As the Leader of the House said, this is not a question concerning the principle of Government legislation. That was debated last night and we shall not go into it again. Many of my hon. Friends voted with the Conservatives. That is a matter for them and their conscience. If they can sleep at night, that is fine. They have made their point. Now we face a constitutional question: the upper House is preventing the elected House of Commons from exercising its will in the interests of the people.
Mr. Evans: Is the hon. Gentleman saying that if the Prime Minister created sufficient peers from among his Labour cronies to sit in the House of Lords to ensure that there was a sufficient majority to get everything through that the Government wished, there would be no need
Madam Deputy Speaker: Order. We are not going into the merits of various ways of selecting or electing members of the House of Lords now.
Mr. Bell: I am grateful for your protection, Madam Deputy Speaker.
In response to the hon. Gentleman's question, it was a Liberal Prime Minister who recommended to His Majesty the creation of peers. That was accepted and there followed a Parliament Bill. That would not change
the nature of the Parliament Act 1949. There would still be a pause in the passage of legislation, and certainly the Lords would have the right to amend legislation, fulfil their constitutional function and send legislation back to us. That constitutional position is not being altered. If we are here on Monday and Tuesday, I would like to debate the reasons why we should have a new Parliament Bill; why this House is sitting on Monday and Tuesday under a contingency motion; and why this elected assembly should never again put ourselves in this position.

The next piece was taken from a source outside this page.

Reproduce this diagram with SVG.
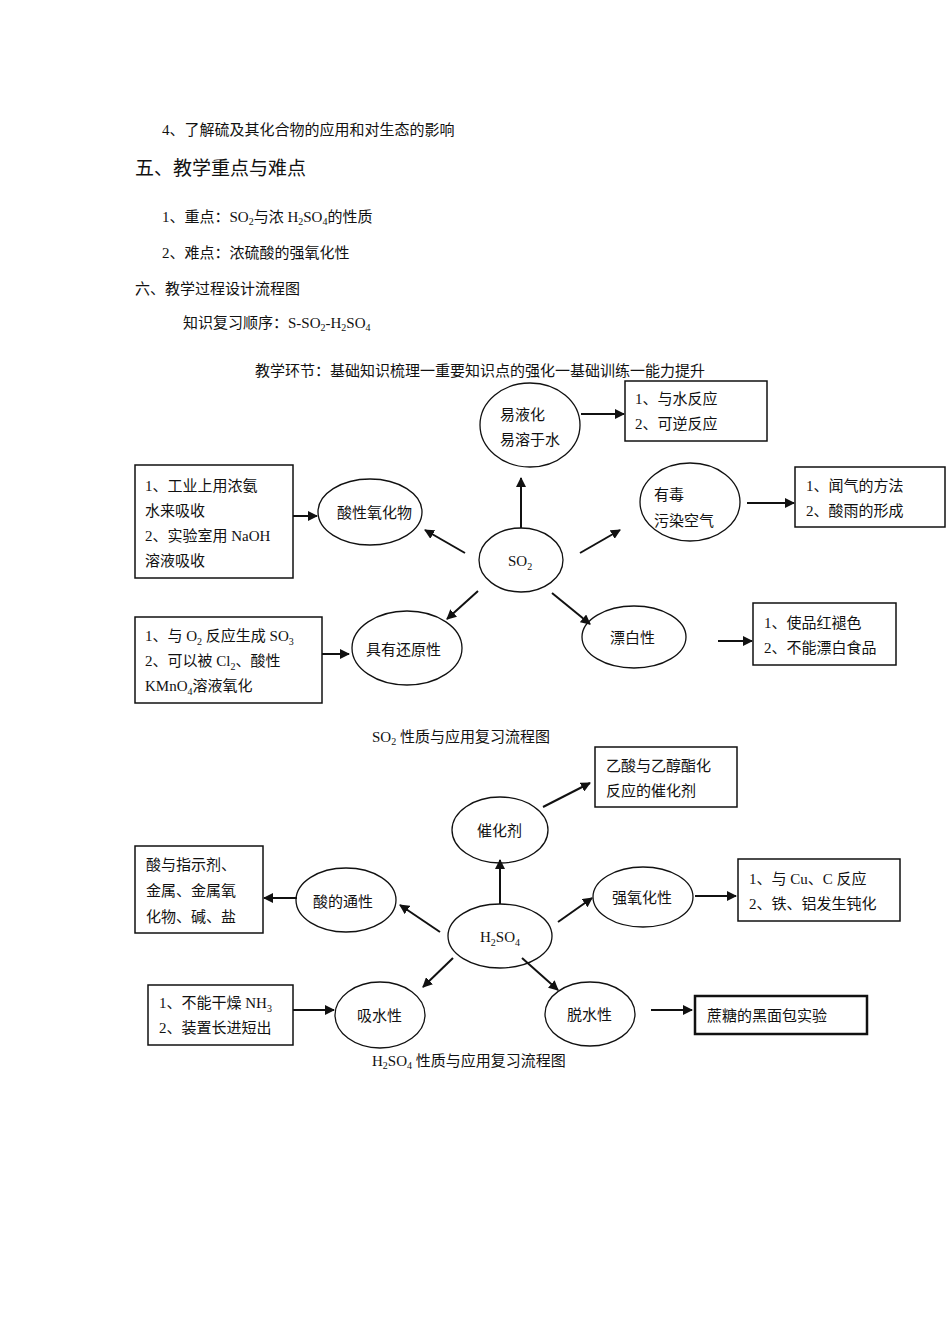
<svg xmlns="http://www.w3.org/2000/svg" width="950" height="1344" viewBox="0 0 950 1344">
<style>
text{font-family:"Liberation Serif","Noto Sans CJK SC",serif;font-size:15px;fill:#111}
.h{font-size:19px}
.e{fill:#fff;stroke:#111;stroke-width:1.3}
.b{fill:#fff;stroke:#111;stroke-width:1.5}
.c line{stroke:#111;stroke-width:2;marker-end:url(#a)}
</style>
<defs><marker id="a" viewBox="0 0 10 10" refX="9" refY="5" markerWidth="5" markerHeight="5" orient="auto"><path d="M0,0L10,5L0,10z" fill="#111"/></marker></defs>
<rect width="950" height="1344" fill="#fff"/>
<text x="162" y="135">4、了解硫及其化合物的应用和对生态的影响</text>
<text x="135" y="175" class="h">五、教学重点与难点</text>
<text x="162" y="222">1、重点：SO<tspan font-size="10" dy="3">2</tspan><tspan dy="-3">与浓 H</tspan><tspan font-size="10" dy="3">2</tspan><tspan dy="-3">SO</tspan><tspan font-size="10" dy="3">4</tspan><tspan dy="-3">的性质</tspan></text>
<text x="162" y="258">2、难点：浓硫酸的强氧化性</text>
<text x="135" y="294" font-size="17">六、教学过程设计流程图</text>
<text x="183" y="328">知识复习顺序：S-SO<tspan font-size="10" dy="3">2</tspan><tspan dy="-3">-H</tspan><tspan font-size="10" dy="3">2</tspan><tspan dy="-3">SO</tspan><tspan font-size="10" dy="3">4</tspan></text>
<text x="255" y="376">教学环节：基础知识梳理一重要知识点的强化一基础训练一能力提升</text>

<g id="so2"><ellipse class="e" cx="521" cy="560" rx="42" ry="32"/><text x="508" y="566">SO<tspan font-size="10" dy="4">2</tspan></text></g>
<g id="yyh"><ellipse class="e" cx="530" cy="425" rx="50" ry="42"/><text x="500" y="420">易液化</text><text x="500" y="445">易溶于水</text></g>
<g id="b1"><rect class="b" x="625" y="381" width="142" height="60"/><text x="635" y="404">1、与水反应</text><text x="635" y="429">2、可逆反应</text></g>
<g id="sxyhw"><ellipse class="e" cx="370" cy="512" rx="52" ry="33"/><text x="337" y="518">酸性氧化物</text></g>
<g id="b2"><rect class="b" x="135" y="465" width="158" height="113"/><text x="145" y="491">1、工业上用浓氨</text><text x="145" y="516">水来吸收</text><text x="145" y="541">2、实验室用 NaOH</text><text x="145" y="566">溶液吸收</text></g>
<g id="yd"><ellipse class="e" cx="690" cy="502" rx="50" ry="39"/><text x="654" y="500">有毒</text><text x="654" y="526">污染空气</text></g>
<g id="b3"><rect class="b" x="795" y="467" width="150" height="60"/><text x="806" y="491">1、闻气的方法</text><text x="806" y="516">2、酸雨的形成</text></g>
<g id="pbx"><ellipse class="e" cx="634" cy="637" rx="52" ry="31"/><text x="610" y="643">漂白性</text></g>
<g id="b4"><rect class="b" x="753" y="603" width="143" height="62"/><text x="764" y="628">1、使品红褪色</text><text x="764" y="653">2、不能漂白食品</text></g>
<g id="hyx"><ellipse class="e" cx="407" cy="648" rx="55" ry="37"/><text x="366" y="655">具有还原性</text></g>
<g id="b5"><rect class="b" x="135" y="617" width="187" height="86"/><text x="145" y="641">1、与 O<tspan font-size="10" dy="4">2</tspan><tspan dy="-4"> 反应生成 SO</tspan><tspan font-size="10" dy="4">3</tspan></text><text x="145" y="666">2、可以被 Cl<tspan font-size="10" dy="4">2</tspan><tspan dy="-4">、酸性</tspan></text><text x="145" y="691">KMnO<tspan font-size="10" dy="4">4</tspan><tspan dy="-4">溶液氧化</tspan></text></g>
<text x="372" y="742">SO<tspan font-size="10" dy="3">2</tspan><tspan dy="-3"> 性质与应用复习流程图</tspan></text>

<g id="h2so4"><ellipse class="e" cx="500" cy="936" rx="52" ry="32"/><text x="480" y="942">H<tspan font-size="10" dy="4">2</tspan><tspan dy="-4">SO</tspan><tspan font-size="10" dy="4">4</tspan></text></g>
<g id="chj"><ellipse class="e" cx="500" cy="830" rx="48" ry="33"/><text x="477" y="836">催化剂</text></g>
<g id="b6"><rect class="b" x="595" y="747" width="142" height="60"/><text x="606" y="771">乙酸与乙醇酯化</text><text x="606" y="796">反应的催化剂</text></g>
<g id="sdtx"><ellipse class="e" cx="346" cy="900" rx="50" ry="32"/><text x="313" y="907">酸的通性</text></g>
<g id="b7"><rect class="b" x="135" y="846" width="128" height="87"/><text x="146" y="870">酸与指示剂、</text><text x="146" y="896">金属、金属氧</text><text x="146" y="922">化物、碱、盐</text></g>
<g id="qyhx"><ellipse class="e" cx="643" cy="897" rx="50" ry="30"/><text x="612" y="903">强氧化性</text></g>
<g id="b8"><rect class="b" x="738" y="859" width="162" height="62"/><text x="749" y="884">1、与 Cu、C 反应</text><text x="749" y="909">2、铁、铝发生钝化</text></g>
<g id="xsx"><ellipse class="e" cx="380" cy="1015" rx="45" ry="33"/><text x="357" y="1021">吸水性</text></g>
<g id="b9"><rect class="b" x="148" y="985" width="145" height="60"/><text x="159" y="1008">1、不能干燥 NH<tspan font-size="10" dy="4">3</tspan></text><text x="159" y="1033">2、装置长进短出</text></g>
<g id="tsx"><ellipse class="e" cx="590" cy="1014" rx="45" ry="32"/><text x="567" y="1020">脱水性</text></g>
<g id="b10"><rect x="695" y="996" width="172" height="38" fill="#fff" stroke="#111" stroke-width="2.5"/><text x="707" y="1021">蔗糖的黑面包实验</text></g>
<text x="372" y="1066">H<tspan font-size="10" dy="3">2</tspan><tspan dy="-3">SO</tspan><tspan font-size="10" dy="3">4</tspan><tspan dy="-3"> 性质与应用复习流程图</tspan></text>

<g class="c" id="connectors">
<line x1="581" y1="414" x2="624" y2="414"/>
<line x1="293" y1="516" x2="317" y2="516"/>
<line x1="747" y1="503" x2="794" y2="503"/>
<line x1="718" y1="641" x2="752" y2="641"/>
<line x1="322" y1="654" x2="349" y2="654"/>
<line x1="521" y1="528" x2="521" y2="478"/>
<line x1="465" y1="553" x2="425" y2="530"/>
<line x1="580" y1="553" x2="620" y2="530"/>
<line x1="478" y1="591" x2="447" y2="619"/>
<line x1="552" y1="593" x2="590" y2="624"/>
<line x1="543" y1="807" x2="590" y2="783"/>
<line x1="500" y1="904" x2="500" y2="860"/>
<line x1="297" y1="898" x2="264" y2="898"/>
<line x1="440" y1="932" x2="400" y2="905"/>
<line x1="558" y1="922" x2="592" y2="898"/>
<line x1="453" y1="958" x2="423" y2="987"/>
<line x1="522" y1="958" x2="558" y2="990"/>
<line x1="695" y1="896" x2="736" y2="896"/>
<line x1="293" y1="1010" x2="334" y2="1010"/>
<line x1="651" y1="1010" x2="692" y2="1010"/>
</g>
</svg>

Mr. Nick Hawkins (Surrey Heath): As the hon. Gentleman knows, I have a great respect for his interest in the way in which both Houses operate. Would he be interested to knowI can send him the details laterthat one of the peers appointed by the present Prime Minister to the upper House recently wrote to me to say that she was unaware that she was still listed as a Labour peer, having moved to the Cross Benches because of her professional position, and that she rarely had time to sit in the other place? Does he agree that if we are considering the role of the upper House we must look at whether those appointed by the current Prime Minister are doing the job for which they were appointed?

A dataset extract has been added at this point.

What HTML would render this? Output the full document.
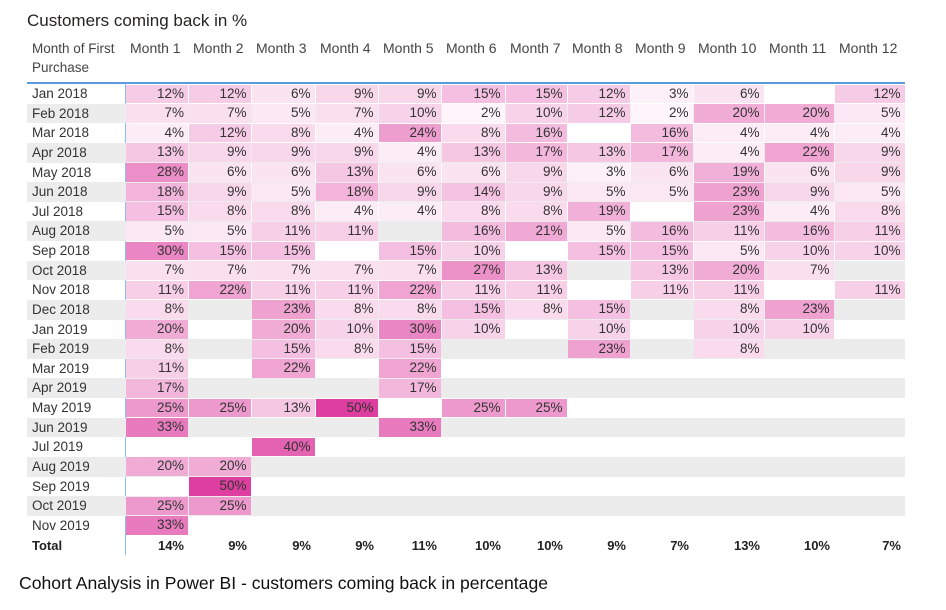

Mr. Bell: The same holds true for those who owe their peerage to what happened 400 years ago under Charles I, but I respect your counsel, Madam Deputy Speaker, and will not get into that debate.
The powers of the Lords have been referred to. I mentioned the Parliament Act 1911 and I will refer briefly to the Parliament Act 1949. If on Monday and Tuesday the House sits under this contingency motion and if we debate the possibility of a new Parliament Act, it would not interfere with the Parliament Act 1949, which gives the Lords a delaying power. It would be perfectly possible for the Prime Minister to visit Her Majesty on Sunday, for her to accept the recommendation and for us to debate a new Parliament Bill on Monday and Tuesday. That could be done in such a way that the Queen could refer to it in her speech on Wednesday.
Mr. Bacon: Will the hon. Gentleman say who he thinks should be the arbiter on whether the House of Lords is correctly fulfilling its constitutional functions? Should that question be determined simply by the majority, for the time being, in this House, or by wider considerations, including public opinion and a sense of consent throughout the nation? If the answer is the latter, surely it is worth listening to what the House of Lords has to say.
Mr. Bell: Without diverting into a debate wider than the motion before us, I can tell the hon. Gentleman that the answer is very simple: the Parliament Acts 1911 and 1949 provide the upper House with certain clear powers. Those are revising powers and powers to delay within a set time. As we have heard today, the House of Lords has respected that situation, and it made some 90 amendments, which the Government have accepted. That is the constitutional position.
What we are seeing today and what we saw last night, as my hon. Friend the Member for Colne Valley (Kali Mountford) said, is that the House of Lords no longer
respects the will of the people. Without getting into a wider debate, I can say that this House gave a clear view last night; a majority of 17 is quite sufficient. The late Winston Churchill said that a majority of one is enough. The will of this House was expressed, and this motion is a result of the Lords not wanting to respect the wishes of our elected representatives.
Mr. Greg Knight (East Yorkshire): May I take the hon. Gentleman back to the terms of the motion? Many hon. Members on this side of the House would agree with it if it did not contain paragraph (1). Why can we not have questions next week?
Mr. Bell: That, of course, is a matter for Madam Deputy Speaker, not for me. We have already had a suggestion for a manuscript amendment, and the Corridor and the Speaker's door are open if anyone wants to pursue that course. If manuscript amendments were to be accepted by the Speaker, I would be happy to move one saying that we ought to be here on Monday and Tuesday to debate the prospect of a new Parliament Bill.
Mr. Bryant: My hon. Friend strongly made the point that on two separate occasions this House has already made its views known extremely forcefully on both the Bills that have still to return from the House of Lords. Opposition Members have said that the Lords has every right to make the House of Commons think a second time, and it surely does, but not a third, fourth, fifth, sixth and seventh time, because in the end it should be the democratic Chamber that wins through. Would my hon. Friend suggest in his new Parliament Bill that there should be only one opportunity for the Lords to ask the Commons to review its position?
Mr. Bell: Again staying within the terms of the debate, I shall answer that by referring to a point made to me by my right hon. Friend the Member for Coatbridge and Chryston (Mr. Clarke). Not in this Parliament, and certainly not since 1997, have we seen the House of Lords acting in the way that it did last night. Getting to the point made by my hon. Friend the Member for Rhondda (Mr. Bryant), certainly a new Parliament Act should reduce still further the delaying power of the Lords.